Next week, members of the Copyright Royalty Board, three of the most powerful people you have never heard of will decide how to shift millions, heck, billions of dollars from one set of players to another.
The CRB is the sole arbitrator of all matters of music royalties and it is about to issue a death sentence to digital music services, like Spotify and Pandora. Every five years, the board reviews royalties paid by digital streaming services.
The board's troika is set up as a panel of administrative law judges, Suzanne Barnett, chief copyright royalty judge; David Stricker, economics judge and Jesse Feder, copyright judge, all appointed by Librarian of Congress James H. Billington, who began his lifetime tenure in 1987—two years before the fall of the Berlin Wall.
Absent changes in the rate structure, digital streaming services will continue to slog along under the burden of the CRB's designation as non-interactive. Broadcast radio stations are interactive, according to the CRB because the listener is not empowered to choose songs.

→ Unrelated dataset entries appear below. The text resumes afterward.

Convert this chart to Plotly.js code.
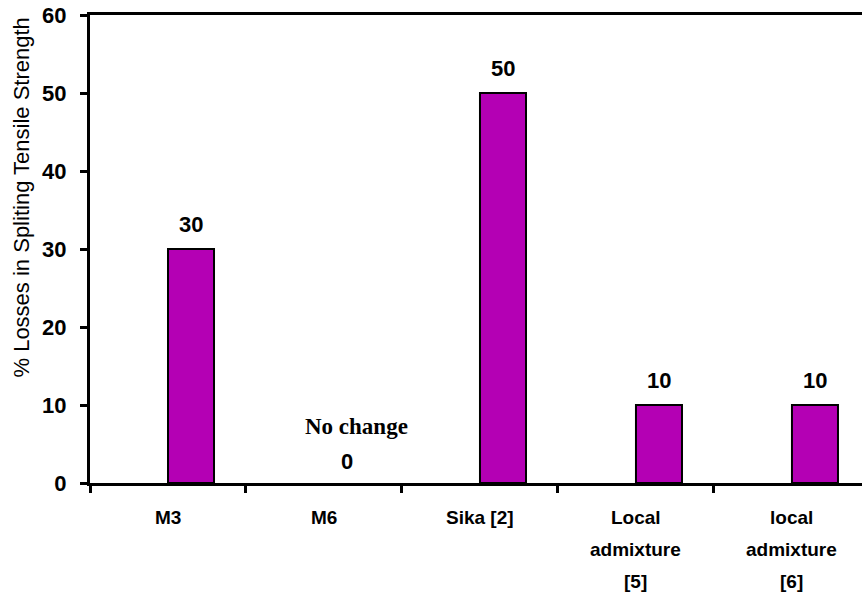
<!DOCTYPE html>
<html>
<head>
<meta charset="utf-8">
<script src="https://cdn.plot.ly/plotly-3.0.1.min.js"></script>
<style>html,body{margin:0;padding:0;background:#fff;}#chart{width:862px;height:597px;}</style>
</head>
<body>
<div id="chart"></div>
<script>
// ---- data ----
var categories = ["M3", "M6", "Sika [2]", "Local\nadmixture\n[5]", "local\nadmixture\n[6]"];
var lossValues = [30, 0, 50, 10, 10];
var valueLabels = ["30", "0", "50", "10", "10"];
var yTickValues = [0, 10, 20, 30, 40, 50, 60];
var yTitle = "% Losses in Spliting Tensile Strength";
var noChangeNote = "No change";

// ---- drawing ----
var xIdx = categories.map(function (c, i) { return i; });
var barWidth = 0.295;

var barTrace = {
  type: "bar",
  x: xIdx,
  y: lossValues,
  width: barWidth,
  offset: 0,
  marker: {
    color: "#B400B4",
    line: { color: "#000000", width: lossValues.map(function (v) { return v > 0 ? 2 : 0; }) }
  },
  hoverinfo: "x+y",
  showlegend: false
};

var annotations = [];
// value labels above bars
lossValues.forEach(function (v, i) {
  annotations.push({
    x: i + barWidth / 2, xref: "x", y: v, yref: "y",
    text: "<b>" + valueLabels[i] + "</b>", showarrow: false,
    yanchor: "middle", yshift: v === 0 ? 22 : 25,
    font: { family: "Arial, Liberation Sans, sans-serif", size: 22, color: "#000" }
  });
  if (v === 0) {
    annotations.push({
      x: i + barWidth / 2, xref: "x", y: v, yref: "y",
      text: "<b>" + noChangeNote + "</b>", showarrow: false,
      yanchor: "middle", yshift: 57, xshift: 9,
      font: { family: "Liberation Serif, Times New Roman, serif", size: 23, color: "#000" }
    });
  }
});
// category labels (multi-line)
categories.forEach(function (c, i) {
  c.split("\n").forEach(function (line, j) {
    annotations.push({
      x: i, xref: "x", y: 0, yref: "paper",
      text: "<b>" + line + "</b>", showarrow: false,
      yanchor: "middle", yshift: -34 - 32 * j,
      font: { family: "Arial, Liberation Sans, sans-serif", size: 19, color: "#000" }
    });
  });
});
// y-axis title
annotations.push({
  x: 0, xref: "paper", xshift: -68, y: 0.61, yref: "paper",
  text: yTitle, textangle: -90, showarrow: false,
  xanchor: "center", yanchor: "middle",
  font: { family: "Arial, Liberation Sans, sans-serif", size: 22, color: "#000" }
});

var layout = {
  width: 862, height: 597,
  margin: { l: 90, r: 0, t: 15, b: 114 },
  paper_bgcolor: "#fff", plot_bgcolor: "#fff",
  showlegend: false,
  xaxis: {
    type: "linear",
    range: [-0.5, 4.449],
    tickvals: [-0.5, 0.5, 1.5, 2.5, 3.5],
    showticklabels: false,
    ticks: "outside", ticklen: 7, tickwidth: 3, tickcolor: "#000",
    showline: true, linewidth: 3, linecolor: "#000", mirror: true,
    showgrid: false, zeroline: false, fixedrange: true
  },
  yaxis: {
    range: [0, 60],
    tickvals: yTickValues,
    ticks: "outside", ticklen: 7, tickwidth: 3, tickcolor: "#000",
    ticklabelstandoff: 9,
    tickfont: { family: "Arial, Liberation Sans, sans-serif", size: 22, color: "#000", weight: "bold" },
    showline: true, linewidth: 3, linecolor: "#000",
    showgrid: false, zeroline: false, fixedrange: true
  },
  annotations: annotations
};

Plotly.newPlot("chart", [barTrace], layout, { displayModeBar: false, staticPlot: true });
</script>
</body>
</html>
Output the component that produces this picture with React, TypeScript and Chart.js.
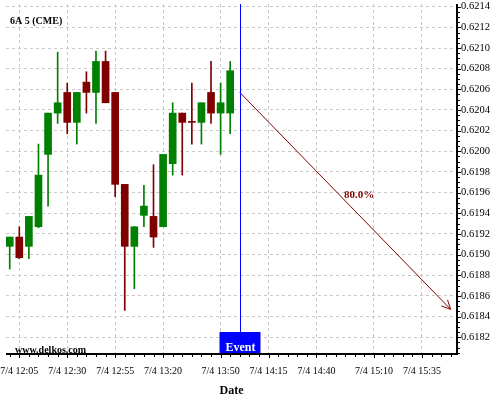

This distinction means that while radio stations do not pay a performance royalty, the digital services do. In fact, Pandora pays roughly half of its revenues in performance royalties in the name of singers and musicians on a recording, or more than $450 million, but in reality, 55 percent is kept by the record companies and the balance is processed to the performers through Sound Exchange, an entity owned and operated by the recording industry's trade group, the Recording Industry Association of America and its Grammy granting entity, the Recording Academy.
The problem is that if the CRB follows the path laid out by Copyright Register Marie Pallante in her February report “Copyright and the Music Marketplace,” it could mean death sentence for a technology industry just getting started.
Pallante is a committed advocate for the recording industry, who regularly participates in Recording Academy events and whose February report reads like it was faxed over to her from the record companies. Pallante wants the digital streaming services to pay more and the three judges down the hall have to authority to make it happen.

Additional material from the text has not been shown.